2017-DEC-15 – TRAIT Final Report now available
The outcomes of the TRAIT activity have been published as NISTIR 8199 - The Text Recognition Algorithm Independent Evaluation (TRAIT).
2016-SEPT-08 – Phase 3 API now available
2015-DEC-02 – Validation Package now available
The TRAIT2016 validation package is now available at http://nigos.nist.gov:8080/trait2016/trait2016Validation.tar.gz. The purpose of validation is to ensure that NIST's execution of your library submission produces the expected output.
The process requires you to
- compile and link the provided validation code against your libraries,
- run the executables, and
- email the results to email@example.com.
Please see the included README file for more details. NIST will run the same validation code on your submitted libraries and check that the results come out identical. Comments regarding the package should be directed to firstname.lastname@example.org.
2015-NOV-17 - Final API
2015-OCT-05 - Draft API
2015-OCT-05 - Program Announcement
What: The Text Recognition Algorithm Independent Evaluation (TRAIT) is being conducted to assess the capability of text detection and recognition algorithms to correctly detect and recognize text appearing in unconstrained imagery.

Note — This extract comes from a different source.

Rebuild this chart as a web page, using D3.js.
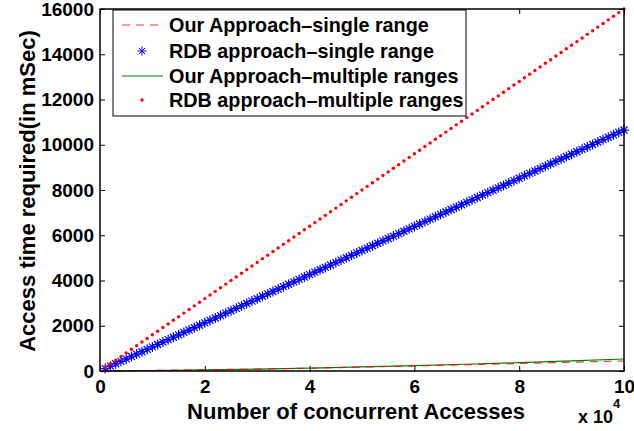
<!DOCTYPE html>
<html>
<head>
<meta charset="utf-8">
<script src="https://cdn.jsdelivr.net/npm/d3@7"></script>
<style>
body{margin:0;background:#fff}
text{font-family:"Liberation Sans",Arial,Helvetica,sans-serif;font-weight:bold;fill:#000}
</style>
</head>
<body>
<svg id="chart" width="634" height="431"></svg>
<script>
// number of concurrent accesses for the marker series
var accesses = [1000,2000,3000,4000,5000,6000,7000,8000,9000,10000,
    11000,12000,13000,14000,15000,16000,17000,18000,19000,20000,
    21000,22000,23000,24000,25000,26000,27000,28000,29000,30000,
    31000,32000,33000,34000,35000,36000,37000,38000,39000,40000,
    41000,42000,43000,44000,45000,46000,47000,48000,49000,50000,
    51000,52000,53000,54000,55000,56000,57000,58000,59000,60000,
    61000,62000,63000,64000,65000,66000,67000,68000,69000,70000,
    71000,72000,73000,74000,75000,76000,77000,78000,79000,80000,
    81000,82000,83000,84000,85000,86000,87000,88000,89000,90000,
    91000,92000,93000,94000,95000,96000,97000,98000,99000,100000]
var rdbSingle = [107,213,320,426,533,639,746,852,959,1065,
    1172,1278,1385,1491,1598,1704,1811,1917,2024,2130,
    2237,2343,2450,2556,2663,2769,2876,2982,3089,3195,
    3302,3408,3515,3621,3728,3834,3941,4047,4154,4260,
    4367,4473,4580,4686,4793,4899,5006,5112,5219,5325,
    5432,5538,5645,5751,5858,5964,6071,6177,6284,6390,
    6497,6603,6710,6816,6923,7029,7136,7242,7349,7455,
    7562,7668,7775,7881,7988,8094,8201,8307,8414,8520,
    8627,8733,8840,8946,9053,9159,9266,9372,9479,9585,
    9692,9798,9905,10011,10118,10224,10331,10437,10544,10650]
var rdbMultiple = [160,320,480,640,800,960,1120,1280,1440,1600,
    1760,1920,2080,2240,2400,2560,2720,2880,3040,3200,
    3360,3520,3680,3840,4000,4160,4320,4480,4640,4800,
    4960,5120,5280,5440,5600,5760,5920,6080,6240,6400,
    6560,6720,6880,7040,7200,7360,7520,7680,7840,8000,
    8160,8320,8480,8640,8800,8960,9120,9280,9440,9600,
    9760,9920,10080,10240,10400,10560,10720,10880,11040,11200,
    11360,11520,11680,11840,12000,12160,12320,12480,12640,12800,
    12960,13120,13280,13440,13600,13760,13920,14080,14240,14400,
    14560,14720,14880,15040,15200,15360,15520,15680,15840,16000]
// line series (our approach)
var lineAccesses = [0,10000,20000,30000,40000,50000,60000,70000,80000,90000,100000]
var oursSingle = [0,22,50,84,125,172,225,280,335,390,442]
var oursMultiple = [0,22,51,86,129,179,235,298,369,446,530]

var xTicks = [0,20000,40000,60000,80000,100000]
var xTickLabels = ["0","2","4","6","8","10"]
var yTicks = [0,2000,4000,6000,8000,10000,12000,14000,16000]
var legendNames = ["Our Approach\u2013single range","RDB approach\u2013single range",
    "Our Approach\u2013multiple ranges","RDB approach\u2013multiple ranges"]

var margin = {left:100,top:9,right:10,bottom:60}
var w = 634-margin.left-margin.right
var h = 431-margin.top-margin.bottom

var svg = d3.select("#chart")
var g = svg.append("g").attr("transform","translate("+margin.left+","+margin.top+")")

var x = d3.scaleLinear().domain([0,100000]).range([0,w])
var y = d3.scaleLinear().domain([0,16000]).range([h,0])

// axes, ticks inward on all four sides
g.append("g").attr("transform","translate(0,"+h+")")
    .call(d3.axisBottom(x).tickValues(xTicks).tickSize(-5).tickPadding(9)
        .tickFormat(function(d,i){return xTickLabels[i]}))
g.append("g")
    .call(d3.axisLeft(y).tickValues(yTicks).tickSize(-5).tickPadding(6).tickFormat(d3.format("d")))
g.append("g")
    .call(d3.axisTop(x).tickValues(xTicks).tickSize(-5).tickFormat(""))
g.append("g").attr("transform","translate("+w+",0)")
    .call(d3.axisRight(y).tickValues(yTicks).tickSize(-5).tickFormat(""))
g.selectAll(".domain").remove()
g.selectAll(".tick line").attr("stroke","#000").attr("stroke-width",1)
g.selectAll(".tick text").style("font-size","19px")

// our approach lines
var line = d3.line().x(function(d){return x(d[0])}).y(function(d){return y(d[1])})
g.append("path").datum(d3.zip(lineAccesses,oursMultiple))
    .attr("d",line).attr("fill","none").attr("stroke","#008000").attr("stroke-width",1.2)
g.append("path").datum(d3.zip(lineAccesses,oursSingle))
    .attr("d",line).attr("fill","none").attr("stroke","#ff0000").attr("stroke-width",1.2)
    .attr("stroke-dasharray","8,6").attr("stroke-opacity",0.8)

function star(s){
    var a = s*0.7
    return "M"+(-s)+",0L"+s+",0M0,"+(-s)+"L0,"+s+
        "M"+(-a)+","+(-a)+"L"+a+","+a+"M"+(-a)+","+a+"L"+a+","+(-a)
}

// rdb single range: stars
g.append("g").selectAll("path")
    .data(d3.zip(accesses,rdbSingle))
    .enter().append("path")
    .attr("transform",function(d){return "translate("+x(d[0])+","+y(d[1])+")"})
    .attr("d",star(5))
    .attr("fill","none").attr("stroke","#0000ff").attr("stroke-width",1.2)

// rdb multiple ranges: dots
g.append("g").selectAll("circle")
    .data(d3.zip(accesses,rdbMultiple))
    .enter().append("circle")
    .attr("cx",function(d){return x(d[0])})
    .attr("cy",function(d){return y(d[1])})
    .attr("r",1.7).attr("fill","#ff0000")

// frame
g.append("rect").attr("width",w).attr("height",h)
    .attr("fill","none").attr("stroke","#000").attr("stroke-width",1.5)

// legend
var lg = g.append("g").attr("transform","translate(13,1)")
lg.append("rect").attr("width",353).attr("height",106)
    .attr("fill","#fff").attr("stroke","#000").attr("stroke-width",1)
var rowY = [15,41,66,90]
lg.append("line").attr("x1",9).attr("x2",50).attr("y1",rowY[0]).attr("y2",rowY[0])
    .attr("stroke","#ff0000").attr("stroke-dasharray","8,6").attr("stroke-opacity",0.8)
lg.append("path").attr("transform","translate(29,"+rowY[1]+")").attr("d",star(4.5))
    .attr("fill","none").attr("stroke","#0000ff")
lg.append("line").attr("x1",9).attr("x2",50).attr("y1",rowY[2]).attr("y2",rowY[2])
    .attr("stroke","#008000").attr("stroke-width",1.2)
lg.append("circle").attr("cx",29).attr("cy",rowY[3]).attr("r",1.7).attr("fill","#ff0000")
lg.selectAll("text.name").data(legendNames).enter().append("text")
    .attr("class","name")
    .attr("x",56).attr("y",function(d,i){return rowY[i]})
    .attr("dy","0.36em")
    .style("font-size","19.8px")
    .text(function(d){return d})

// axis labels
svg.append("text").attr("x",margin.left+w/2-6).attr("y",419)
    .attr("text-anchor","middle").style("font-size","22px")
    .text("Number of concurrent Accesses")
svg.append("text").attr("transform","translate(35,"+(margin.top+h/2+1)+") rotate(-90)")
    .attr("text-anchor","middle").style("font-size","22px")
    .text("Access time required(in mSec)")
var mult = svg.append("text").attr("x",578).attr("y",423).style("font-size","18px")
mult.append("tspan").text("x 10")
mult.append("tspan").attr("dy",-15).style("font-size","13px").text("4")
</script>
</body>
</html>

Who: NIST invites all organizations, particularly universities and corporations, to submit their technologies to TRAIT-2016. The evaluation is open worldwide. Participation is free. NIST does not provide funds to participants.
How: TRAIT-2016 is a sequestered evaluation of text detection and recognition algorithms. Algorithms are submitted to NIST and executed on large scale corpora available to NIST. The algorithms are submitted as compiled libraries implementing a C++ API. Developers do not submit source code or IP to NIST.
Why: The primary driver of the evaluation is to support forensic investigations of digital media. These images are of interest to NIST's partner law enforcement agencies that seek to employ text recognition in investigating this area of serious crime. The primary applications are identification of previously known victims and suspects, as well as detection of new victims and suspects. The presence of text may allow a location to be identified or to generate leads.
The primary dataset is an operational child exploitation collection containing illicit pornographic images and video. The images are present on digital media seized in criminal investigations. The files include children who range in age from infant through adolescent. Many of the images contain geometrically unconstrained text. This text is human-legible and sometimes has investigational value. Such text is visible on certificates, posters, logos, uniforms, sports apparel, computer screens, business cards, newspapers, books lying on tables, cigarette packets and a long list of more rare objects.
Please see the data on page 2 of the API document posted above
Sponsorship: This work is sponsored by the Department of Homeland Security's Science and Technology Directorate. The TRAIT activity falls under their Child Exploitation Image Analytics Program(CHEXIA). NIST is also running a separate evaluation of face recognition technology under the CHEXIA program.